In every instance given by Ignatieff, or known to me, from the Cold War through Algeria to Suez to Vietnam, Berlin strove to find a high liberal justification either for the status quo or for the immediate needs of the conservative authorities.

From engaging essays on Tom Wolfe (“Wolfe had the excellent idea, way back when, of being in the 1960s but not quite of them”) and J. Edgar Hoover to P. G. Wodehouse and police espionage, A Hitch in Time has much to commend it to anyone who enjoys Hitchens’s pre-Bush-era prose. Entered into evidence, however, it also arguably offers plenty of clues as to the sources of his eventual reactionary conversion.

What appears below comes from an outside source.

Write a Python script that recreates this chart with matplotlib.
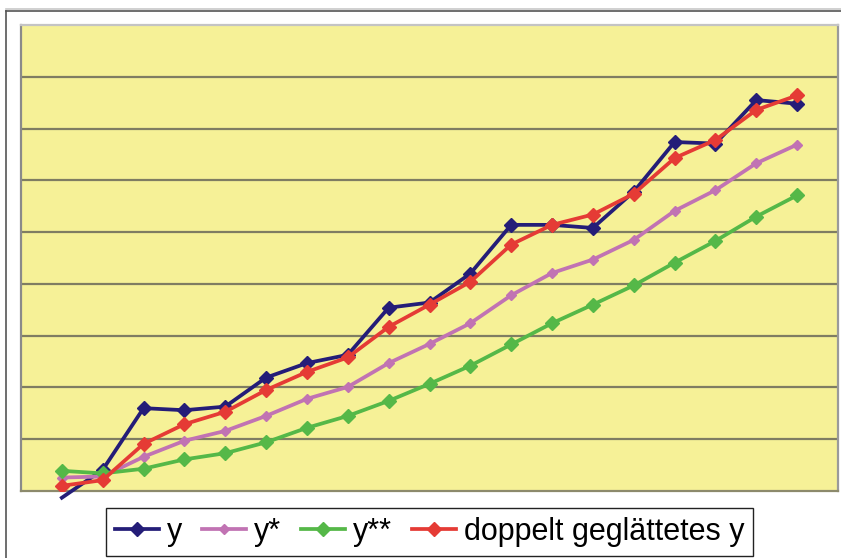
import matplotlib
matplotlib.use("Agg")
import matplotlib.pyplot as plt
from matplotlib.lines import Line2D
import numpy as np

# Periods and series values
periods = list(range(1, 20))
y = [-1.3, 4.1, 16.0, 15.6, 16.3, 21.9, 24.7, 26.3, 35.4, 36.4,
     42.0, 51.4, 51.4, 50.8, 57.8, 67.4, 67.1, 75.5, 74.8]
y_star = [2.6, 2.8, 6.6, 9.7, 11.6, 14.5, 17.8, 20.1, 24.7, 28.4,
          32.4, 37.8, 42.1, 44.7, 48.5, 54.1, 58.1, 63.3, 66.9]
y_2star = [3.9, 3.4, 4.3, 6.1, 7.3, 9.4, 12.2, 14.5, 17.4, 20.7,
           24.2, 28.3, 32.4, 36.0, 39.7, 44.1, 48.3, 53.0, 57.1]
y_double = [1.0, 2.1, 9.1, 12.9, 15.3, 19.5, 23.0, 25.8, 31.7, 36.0,
            40.4, 47.6, 51.4, 53.4, 57.4, 64.3, 67.8, 73.6, 76.4]
labels = ["y", "y*", "y**", "doppelt geglättetes y"]

W, H = 841, 558
fig = plt.figure(figsize=(W / 100, H / 100), dpi=100)
fig.patch.set_facecolor("white")

# outer chart frame (top and left edges)
fig.add_artist(Line2D([6 / W, 1], [1 - 9 / H, 1 - 9 / H], color="#c8c8c8", lw=1.2))
fig.add_artist(Line2D([6 / W, 1], [1 - 10.5 / H, 1 - 10.5 / H], color="#555555", lw=1.2))
fig.add_artist(Line2D([6 / W, 6 / W], [0, 1 - 10.5 / H], color="#555555", lw=1.2))

left, right, top, bottom = 21, 838, 25, 491
ax = fig.add_axes([left / W, 1 - bottom / H, (right - left) / W, (bottom - top) / H])
ax.set_facecolor("#f6f197")
ax.set_xlim(0, 20)
ax.set_ylim(0, 90)
ax.set_yticks(np.arange(10, 90, 10))
ax.set_xticks([])
ax.tick_params(left=False, labelleft=False)
ax.grid(axis="y", color="#7f7d62", lw=1.6)
ax.set_axisbelow(True)
ax.spines["top"].set_color("#c4c4c4")
ax.spines["left"].set_color("#8a8a8a")
ax.spines["right"].set_color("#9a9a9a")
ax.spines["bottom"].set_color("#8c8a6c")
for s in ax.spines.values():
    s.set_linewidth(1.6)

c_y, c_ys, c_yss, c_yd = "#241d78", "#c173b3", "#55b848", "#e53b35"
lw = 2.7
ms_y, ms_ys, ms_yss, ms_yd = 6.8, 4.8, 6.8, 7.4

# y: the line runs below the plot floor at the first period, markers stay inside
ax.plot(periods, y, color=c_y, lw=lw, clip_on=False, zorder=3)
ax.plot(periods[1:], y[1:], ls="none", marker="D", ms=ms_y, color=c_y, zorder=3)
ax.plot(periods, y_star, color=c_ys, lw=lw, marker="D", ms=ms_ys, zorder=3)
ax.plot(periods, y_2star, color=c_yss, lw=lw, marker="D", ms=ms_yss, zorder=3)
ax.plot(periods, y_double, color=c_yd, lw=lw, marker="D", ms=ms_yd, zorder=4)

handles = [
    Line2D([], [], color=c_y, lw=lw, marker="D", ms=ms_y),
    Line2D([], [], color=c_ys, lw=lw, marker="D", ms=ms_ys),
    Line2D([], [], color=c_yss, lw=lw, marker="D", ms=ms_yss),
    Line2D([], [], color=c_yd, lw=lw, marker="D", ms=ms_yd),
]
leg = fig.legend(handles, labels, loc="center", ncol=4,
                 bbox_to_anchor=(429.5 / W, 1 - 532 / H),
                 prop={"family": "Liberation Sans", "size": 22},
                 frameon=True, fancybox=False, framealpha=1,
                 edgecolor="#222222", handlelength=1.45, handletextpad=0.25,
                 columnspacing=0.65, borderpad=0.28, borderaxespad=0)
leg.get_frame().set_linewidth(1.0)

fig.savefig("out.png", dpi=100, facecolor="white")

Much as the author’s lament for the state of antiwar opposition in Lafayette Park took care to contrast it with Bush I’s more sonorous “internationalism,” Hitchens’s writing going back to the 1980s occasionally hints at a longing for ideological grandness and dynamism that is entirely abstract from his stated political identity — and a corresponding melancholy about the increasingly enervated nature of his own side. One obvious example is his writing on Thatcherism, of which he once suggested that “if [the Labour Party] could not revolutionize British society, then the task might well fall to the right.” In his excellent review of A Hitch in Time for Harper’s, Christian Lorentzen recently recalled another passage from one Hitchens 2000 column in the Nation that offered a world-weary endorsement of Ralph Nader: “If you care to know my politics,” Hitchens wrote, “I am an old socialist who is living fascinatedly through a period when only capitalism seems to be revolutionary.”

Given where their author ultimately ended up, sentences like these are an occasion to think about the psychological and emotional dimensions of political identity. If revolution is indeed a “task,” as a younger version of Hitchens rather evocatively put it, then it was one he and his comrades once had good reason to think they might live to see fulfilled. By the 1990s, however, this sense of transformative possibility had been safely consigned to the dustbin of history alongside even reformist alternatives to liberal capitalism. For a time, Hitchens’s left-wing allegiance could sustain itself through polemics against the likes of Bill Clinton, Mother Theresa, and Henry Kissinger. But lacking a compelling teleology to nourish its craving for epochal struggle and confrontation, he eventually sought them out elsewhere. Writing ahead of the one-year anniversary of the September 11 attacks, Hitchens himself appeared to admit as much:

In order to get my own emotions out of the way, I should say briefly that on that day I shared the general register of feeling, from disgust to rage, but was also aware of something that would not quite disclose itself. It only became fully evident quite late that evening. And to my surprise (and pleasure), it was exhilaration. I am not particularly a war lover, and on the occasions when I have seen warfare as a traveling writer, I have tended to shudder. But here was a direct, unmistakable confrontation between everything I loved and everything I hated. On one side, the ethics of the multicultural, the secular, the skeptical, and the cosmopolitan. (Those are the ones I love, by the way.) On the other, the arid monochrome of dull and vicious theocratic fascism. I am prepared for this war to go on for a very long time. I will never become tired of waging it, because it is a fight over essentials. And because it is so interesting.

In a sclerotic age lacking in deep foundation, the Manichean categories and heroic appeals of the Right can have a libidinal allure to those who yearn for transgression and rebellion. If he lived today, it’s hard not to think that Hitchens — whatever label he chose for himself — would be firmly anchored among the cadre of conservative contrarians who masquerade as freethinking skeptics while providing an officially nonaffiliated constituency for reaction. A Hitch in Time, in addition to reminding us of the great writer and stylist who once was, is therefore also an oblique warning about where the revolutionary impulse can end up when the alternatives that originally inspired it are thought to have disappeared.